John Innes Kane


John Innes Kane was an American explorer, scientist and philanthropist who was prominent in New York Society during the Gilded Age.

Early life

Kane was born in 1850, one of eight children born to Oliver DeLancey Kane and Louisa Dorothea Kane. His siblings included Walter Langdon, DeLancey Astor Kane, Woodbury Kane, S. Nicholson Kane. His sisters were Louisa Langdon Kane, Emily Astor Kane, and Sybil Kent Kane. The family lived at "Beach Cliffe", designed by Detlef Lienau, which was one the earliest Newport cottages "to attain a sort of Beaux-Arts purity."
Kane was a grandson of Walter Langdon and Dorothea Langdon and a great-grandson of John Jacob Astor. He was a cousin of Lt. Col. John Jacob Astor IV. His paternal lineage descended from John O'Kane who emigrated to the country in 1752 from County Londonderry and Antrim, Ireland. During the American Revolutionary War, O'Kane was living at Sharyvogne, his estate in Dutchess County, which was confiscated after the War due to his Loyalist times. His eldest son, John Jr., stayed and became one of the most prominent merchants in New York.

Interests and clubs

Kane inherited from his mother's family, so he never took an active part in business, "but had always taken a keen interest in scientific matters, in particular those dealing with discovery and exploration. He was also fond of art and travel." In 1912, the Kanes traveled to Egypt with J. Pierpont Morgan. Kane belonged are the Union Club, the Knickerbocker Club, the New York Yacht Club, the Metropolitan, the Whist Club, St. Elmo, the South Side Sportsmen's Club, and the Automobile Club of America.
The Kanes attended Alva Vanderbilt's famous March 1883 masquerade ball christening the Vanderbilt's new Petit Chateau on Fifth Avenue. In 1892, several members of Kane's family, but not Kane and his wife, were included in Ward McAllister's "Four Hundred", purported to be an index of New York's best families, published in The New York Times. Conveniently, 400 was the number of people that could fit into Mrs. Astor's ballroom.
Kane sat on the Advisory Board of the Cooper Union museum during its first decade, up to near his death in 1913. His wife bequeathed a number of European decorative arts from the Renaissance through the eighteenth centuries to the museum.

Personal life

On December 12, 1878, Kane was married to Annie Cottenet Schermerhorn, a daughter of William Colford Schermerhorn of 29 West 23rd Street.

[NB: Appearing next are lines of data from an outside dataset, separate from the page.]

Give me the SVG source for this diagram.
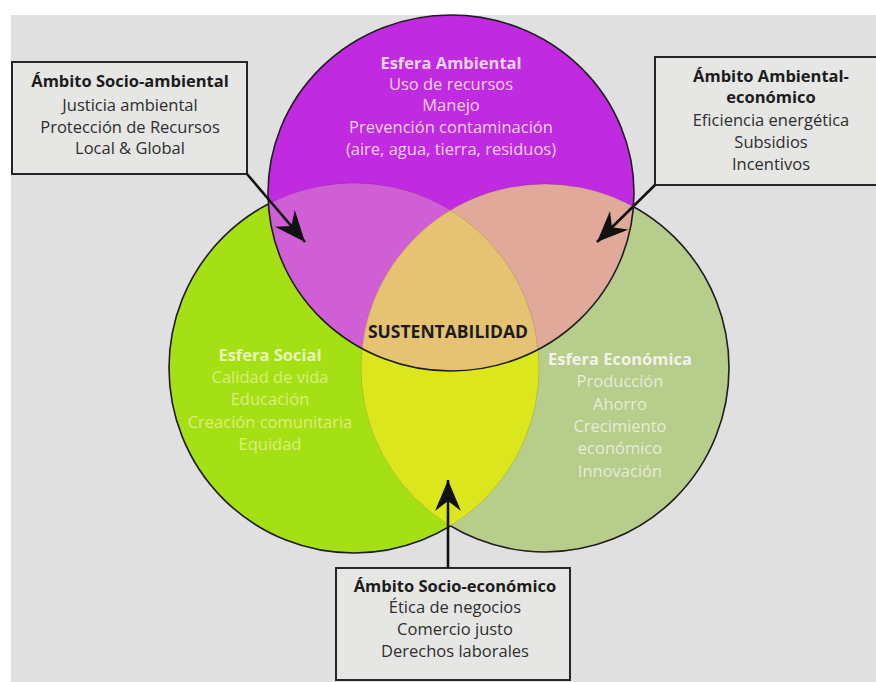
<svg xmlns="http://www.w3.org/2000/svg" width="876" height="682" viewBox="0 0 876 682">
<style>
text{font-family:"Open Sans","Liberation Sans",sans-serif;text-anchor:middle;font-size:16.5px}
.b{font-weight:bold}
.box{fill:#e6e6e5;stroke:#262626;stroke-width:2}
.bt{fill:#1c1c1c}
.bx{fill:#2e2e2e}
.amb{fill:#f4d4f4}
.soc{fill:#d9ef7e}
.socb{fill:#e9f5b8}
.eco{fill:#e6ecd6}
.ecob{fill:#f1f3ea}
.outline{fill:none;stroke:#1e1e1e;stroke-width:1.6}
.faint{fill:none;stroke:#000;stroke-opacity:0.12;stroke-width:1}
.arrow{stroke:#111;stroke-width:2.6;fill:none;marker-end:url(#ah)}
</style>
<defs>
<marker id="ah" markerUnits="userSpaceOnUse" markerWidth="32" markerHeight="26" viewBox="0 0 32 26" refX="31" refY="13" orient="auto">
<path d="M31,13 L0,0 L10,13 L0,26 Z" fill="#111"/>
</marker>
<clipPath id="inL"><circle cx="354" cy="368" r="185"/></clipPath>
<clipPath id="inR"><circle cx="545" cy="368" r="184"/></clipPath>
<clipPath id="outT"><path clip-rule="evenodd" d="M0,0H876V682H0Z M268,193 A183,178 0 1,0 634,193 A183,178 0 1,0 268,193Z"/></clipPath>
<clipPath id="outL"><path clip-rule="evenodd" d="M0,0H876V682H0Z M169,368 A185,185 0 1,0 539,368 A185,185 0 1,0 169,368Z"/></clipPath>
<clipPath id="outR"><path clip-rule="evenodd" d="M0,0H876V682H0Z M361,368 A184,184 0 1,0 729,368 A184,184 0 1,0 361,368Z"/></clipPath>
</defs>
<rect x="0" y="0" width="876" height="682" fill="#ffffff"/>
<rect x="11" y="15" width="865" height="667" fill="#dfe0df"/>

<g id="esfera-social">
<circle cx="354" cy="368" r="185" fill="#a5e015"/>
<text class="b socb" x="270" y="361">Esfera Social</text>
<text class="soc" x="270" y="383">Calidad de vida</text>
<text class="soc" x="270" y="405">Educación</text>
<text class="soc" x="270" y="428">Creación comunitaria</text>
<text class="soc" x="270" y="450">Equidad</text>
</g>
<g id="esfera-economica">
<circle cx="545" cy="368" r="184" fill="#b7cd8b"/>
<text class="b ecob" x="620" y="365">Esfera Económica</text>
<text class="eco" x="620" y="387">Producción</text>
<text class="eco" x="620" y="410">Ahorro</text>
<text class="eco" x="620" y="432">Crecimiento</text>
<text class="eco" x="620" y="454">económico</text>
<text class="eco" x="620" y="477">Innovación</text>
</g>
<g id="ambito-socio-economico-zona">
<circle cx="354" cy="368" r="185" fill="#dbe61d" clip-path="url(#inR)"/>
</g>
<g id="esfera-ambiental">
<ellipse cx="451" cy="193" rx="183" ry="178" fill="#c02ae0"/>
<text class="b amb" x="451" y="69">Esfera Ambiental</text>
<text class="amb" x="451" y="90">Uso de recursos</text>
<text class="amb" x="451" y="111">Manejo</text>
<text class="amb" x="451" y="133">Prevención contaminación</text>
<text class="amb" x="451" y="155">(aire, agua, tierra, residuos)</text>
</g>
<g id="ambito-socio-ambiental-zona">
<ellipse cx="451" cy="193" rx="183" ry="178" fill="#d05fd6" clip-path="url(#inL)"/>
</g>
<g id="ambito-ambiental-economico-zona">
<ellipse cx="451" cy="193" rx="183" ry="178" fill="#e0a99a" clip-path="url(#inR)"/>
</g>
<g id="sustentabilidad">
<g clip-path="url(#inL)"><ellipse cx="451" cy="193" rx="183" ry="178" fill="#e6c273" clip-path="url(#inR)"/></g>
<text class="b bt" x="448" y="338" style="font-size:17.5px">SUSTENTABILIDAD</text>
</g>

<g id="outlines">
<circle class="faint" cx="354" cy="368" r="185"/>
<circle class="faint" cx="545" cy="368" r="184"/>
<ellipse class="outline" cx="451" cy="193" rx="183" ry="178"/>
<g clip-path="url(#outT)"><circle class="outline" cx="354" cy="368" r="185" clip-path="url(#outR)"/></g>
<g clip-path="url(#outT)"><circle class="outline" cx="545" cy="368" r="184" clip-path="url(#outL)"/></g>
</g>

<g id="ambito-socio-ambiental">
<rect class="box" x="12" y="62" width="235" height="112"/>
<text class="b bt" x="130" y="87">Ámbito Socio-ambiental</text>
<text class="bx" x="130" y="111">Justicia ambiental</text>
<text class="bx" x="130" y="133">Protección de Recursos</text>
<text class="bx" x="130" y="154">Local &amp; Global</text>
</g>
<g id="ambito-ambiental-economico">
<rect class="box" x="655" y="57" width="230" height="128"/>
<text class="b bt" x="771" y="82">Ámbito Ambiental-</text>
<text class="b bt" x="771" y="103">económico</text>
<text class="bx" x="771" y="126">Eficiencia energética</text>
<text class="bx" x="771" y="148">Subsidios</text>
<text class="bx" x="771" y="170">Incentivos</text>
</g>
<g id="ambito-socio-economico">
<rect class="box" x="336" y="568" width="234" height="112"/>
<text class="b bt" x="455" y="592">Ámbito Socio-económico</text>
<text class="bx" x="455" y="613">Ética de negocios</text>
<text class="bx" x="455" y="635">Comercio justo</text>
<text class="bx" x="455" y="657">Derechos laborales</text>
</g>

<g id="connectors">
<line class="arrow" x1="247" y1="174" x2="305" y2="242"/>
<line class="arrow" x1="655" y1="185" x2="597" y2="242"/>
<line class="arrow" x1="448" y1="568" x2="448" y2="480"/>
</g>
</svg>
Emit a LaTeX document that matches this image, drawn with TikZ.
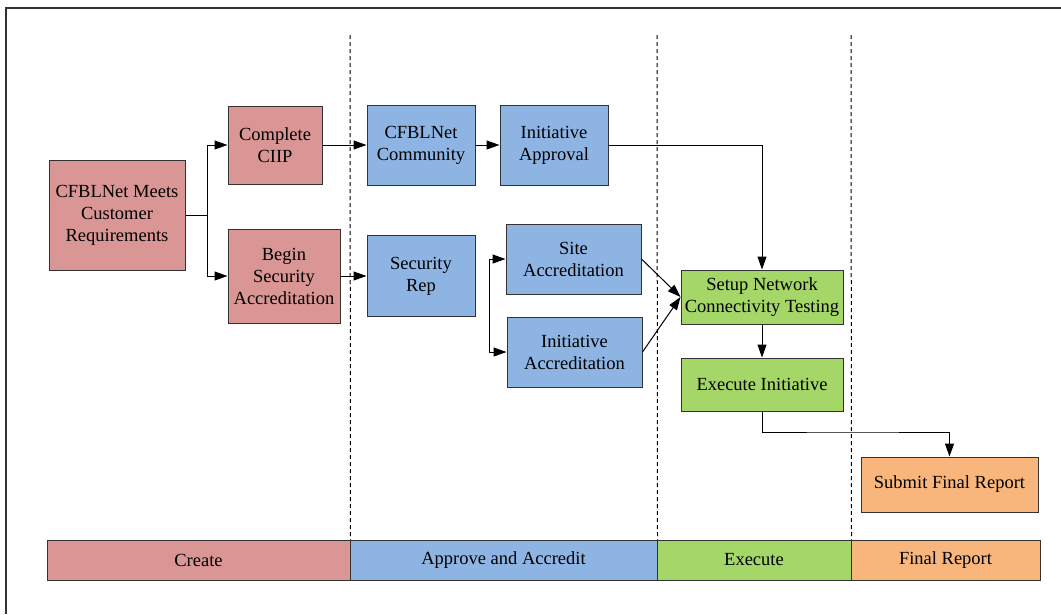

Through her mother, she was a first cousin of Rawlins Lowndes Cottenet. At their wedding, Annie wore an ivory and gold satin gown with pearls by Charles Frederick Worth of the Parisian based House of Worth. The couple did not have any children.
Kane died of pneumonia on February 2, 1913 at his residence in New York City. He was buried in a memorial tomb, also designed by McKim, Mead & White, at Green-Wood Cemetery in Brooklyn. His widow died in July 1926, and left $4,000,00 to New York City charities, including $1,000,000 to the Home for Incurables and $1,000,000 to Columbia University. For many years after her death, her estate continued contributing to various charitable causes in New York.

Residences

After years of renting houses in Lenox, Massachusetts, they acquired a summer estate on a bluff overlooking Frenchman Bay located at 45 Hancock Street in Bar Harbor, Maine. There, Kane had a Tudor Revival Cottage built between 1903 to 1904, designed by local architect Fred L. Savage, that was known both as Breakwater and Atlantique. The interior of the house, however, featured Colonial and Georgian Revival eighteenth-century styling. His widow left the home to Kane's nephew, U.S. diplomat Peter Augustus Jay and his wife, the former Susan Alexander McCook, who left it to her daughter, Susan Mary Alsop.
Kane hired the prominent New York architectural firm of McKim, Mead & White to design his New York City residence. His home, located at 1 West 49th Street, "attracted immediate attention, when completed in 1909, because of its attractive simplicity. It was built in the style of the Italian Renaissance, and its furnishings were brought from all parts of Europe." The home was across the street from 608 Fifth Avenue, the home of Ogden Goelet and his wife, Mary Wilson Goelet. In August 1921, a fire in the library and dining room of the home destroyed family portraits and other heirlooms of the Kane and Schermerhorn families. Reportedly, fireproof construction planned by Stanford White saved the rest of the home from destruction.